Their first five hypotheses were supported – changes in ethical leadership perceptions positively predicted changes in pride, while changes in pride predicted changes in functional voice, and changes in pride negatively predicted turnover. They also determined that both consistency and change were important to employees’ perceptions of ethical leadership; interestingly though, they found that changes in contempt did not predict turnover.
Ethics matter, now more than ever
So, after hundreds of surveys, gigabytes of analysis and years of work – what does all this research mean? And what lessons does it hold for employers and employees?
First, the researchers have moved the field of leadership studies forwards. Taking a dynamic view of ethical leadership and incorporating an employee’s emotional attachment to a company into research are new ideas – in the past, academics took a much more static approach.

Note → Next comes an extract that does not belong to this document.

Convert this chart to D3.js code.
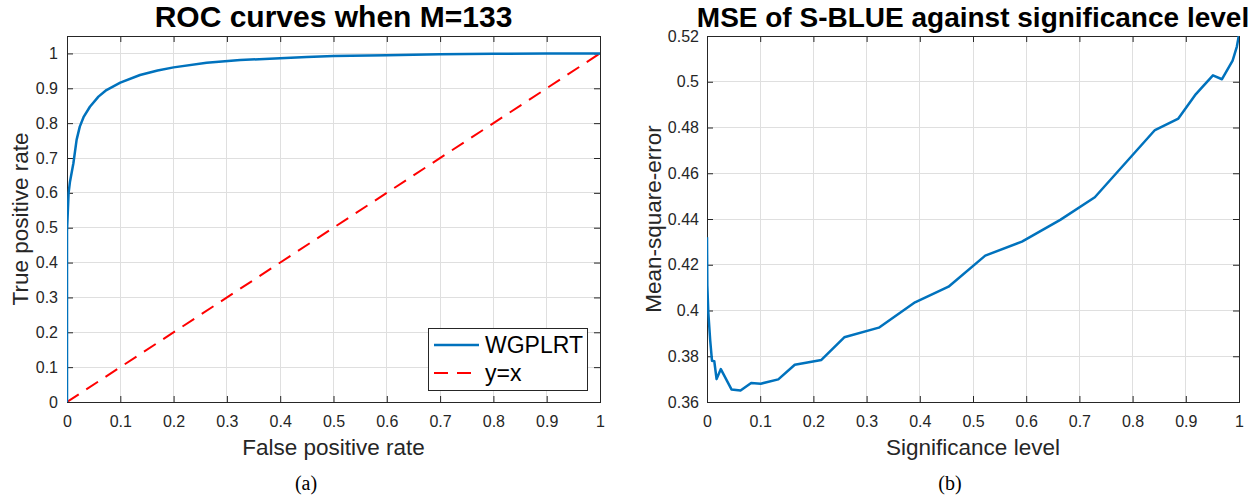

The disproving of one hypothesis also led to an interesting observation: “increases in pride predicted turnover, but not increases in contempt.” This suggests that for employees, “‘staying put’ is easier than leaving.” Positive feelings may help reinforce employees’ status quo by “giving them a reason to stay,” whereas leaving a job may require additional push factors – providing another potential direction for future research.
As for the real-world implications…well, their conclusion that “the consistent display of a high level of ethical leadership is especially valued” should not surprise anyone. However, the observation that “a manager who initially displays a high level of ethical leadership [but who] may not be able to maintain it over time might impact employees” should raise a few eyebrows.
These deductions indicate that businesses need to be alert to changes in their leaders’ morals, understand how employees perceive these changes, and appreciate how all this affects a company. As the authors say, “Once ethical leadership starts to decline from a high level, employees may become increasingly sensitive to any further declines…which signals an increasingly unfavourable future with the organization.” Similarly, “changes in ethical leadership that are witnessed by employees can…bring about significant changes in employees’ feelings [and] lighten a previously dark career future.”
As for concrete steps, the authors suggest assessing employees’ perceptions from time to time through open communication, surveys or focus groups, so companies can rapidly formulate strategic responses that promote growth and repair declines in ethical leadership.
Towards the end of their paper, the researchers note that “in a corporate world plagued by ethical scandals, managers are strongly and regularly encouraged to display a high level of ethical leadership.” This somewhat understates the importance of such behaviour: without ethics, an organization may well become unmoored from its workforce and drift, rudderless, into blackness. Ethics is, truly, serious business.
About this Research
Ng, T. W., Wang, M., Hsu, D. Y., & Su, C. (2021). Changes in perceptions of ethical leadership: Effects on associative and dissociative outcomes. Journal of Applied Psychology, 106(1), 92.